It’s been quiet around here lately. Too quiet, and I’m sure “real” bloggers are cringing at the silence. But I’ve been out tasting and traveling, and today I’m back with a discussion on California’s Temecula Valley.
Never heard of Temecula? Well, you’re in good company and there are a few reasons for its obscurity. For one, it’s pretty small – only 40-ish wineries call Temecula home, and you can drive from one end to the other in about ten minutes. It’s also pretty far off the beaten path for most wine travelers, located about halfway between LA and San Diego. To top it off, the wineries here are fairly small, so their wines are rarely found outside of Southern California.
Until recently, any visit to Temecula would be a short one – there were scarcely enough wineries in the valley to make a day of it. And what you’d find were mostly sweet wines and flavor-infused sparkling wines. Nothing wrong with that of course, but it did mean that the region was always overshadowed by it’s bigger brothers to the north.
Fortunately for wine lovers the tide in Temecula is changing. While the sweet wines and fruity bubbles are still there, the region is upping its game on the more traditional reds and whites.
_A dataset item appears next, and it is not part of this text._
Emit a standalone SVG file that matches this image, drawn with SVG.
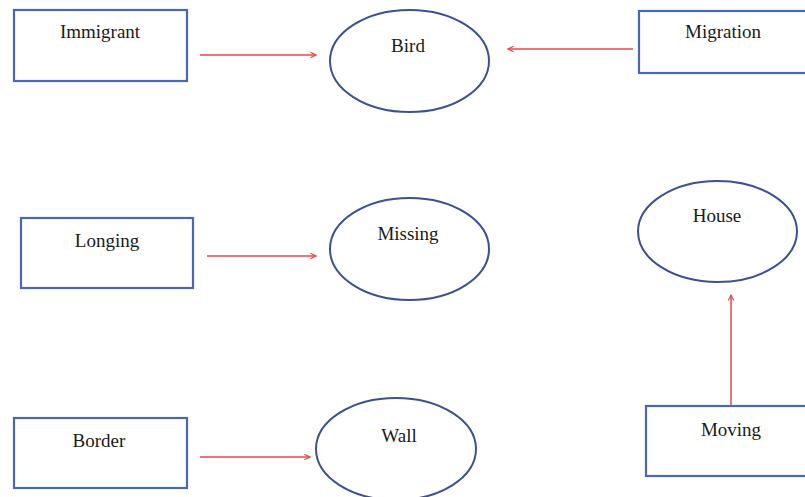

Many could easily hold their own when compared to similar wines produced in other parts of California. The Italian white varietal Arneis really shines here as well as Muscat made in a range of styles. For reds there’s a huge variety, but Syrah and Zinfandel in particular are worth seeking out.
With over 40 wineries you can easily spend a couple of days here. Wineries in Temecula fall into two broad categories: tiny-production family wineries, and large “chateaus” with plenty of room for busses and limos. There’s really no middle ground. Both are making pretty good wine, but I greatly prefer the smaller places which are less crowded and thereby offer more personalized attention.
If you’re a first time visitor, Hart Winery is a great place to start. This small family winery is the first one on the map and serves as a great introduction to the wines of Temecula. If you’re not sure where to go from there, they’ll offer some solid recommendations of both large and small wineries.
Tasting fees in the region are generally $10-$15 for 5-6 pours. Most places hold you pretty strict to that number, often by using poker chips to keep track of your pours (a blatant and tacky tie-in to the nearby casino.) However, an extensive collection of 2-for-1 tasting coupons is available at http://www.temeculawines.org/wineries-vineyards/coupons.php . A few appear in the printed Temecula Visitor’s Guide as well as on winery web sites.
The nearby casino is your first hint that despite being a legit wine region, Temecula has also become a party destination for Southern Californians with money to throw around. In fact, weekends here can be nothing short of miserable, especially during the summer as the larger wineries become crowded and temperatures can exceed 100 degrees.
So if you’re trying to save a buck here, avoid weekends! For inexpensive hotels, check out nearby Corona and San Marcos, or even San Diego. In fact, combining Temecula with a visit to San Diego is a great way to experience the region, especially if you’re a beer lover (since that’s kinda San Diego’s thing.)
If you get hungry, your best option is to head back into the city of Temecula or pack a picnic. Several wineries are picnic friendly and offer first-come-first-serve picnic areas for groups of 10 or less. Many of the larger wineries do have restaurants on site, but most are unjustifiably expensive and only open on weekends. The one exception seems to be the deli at Cougar Vineyard & Winery where you can get a pretty good deli sandwich and drink for about $10.
So, should your travels take you to southern California, or if you just happen to be in the mood for something a little different for your next wine trip, give Temecula a shot. I’d be curious to compare notes!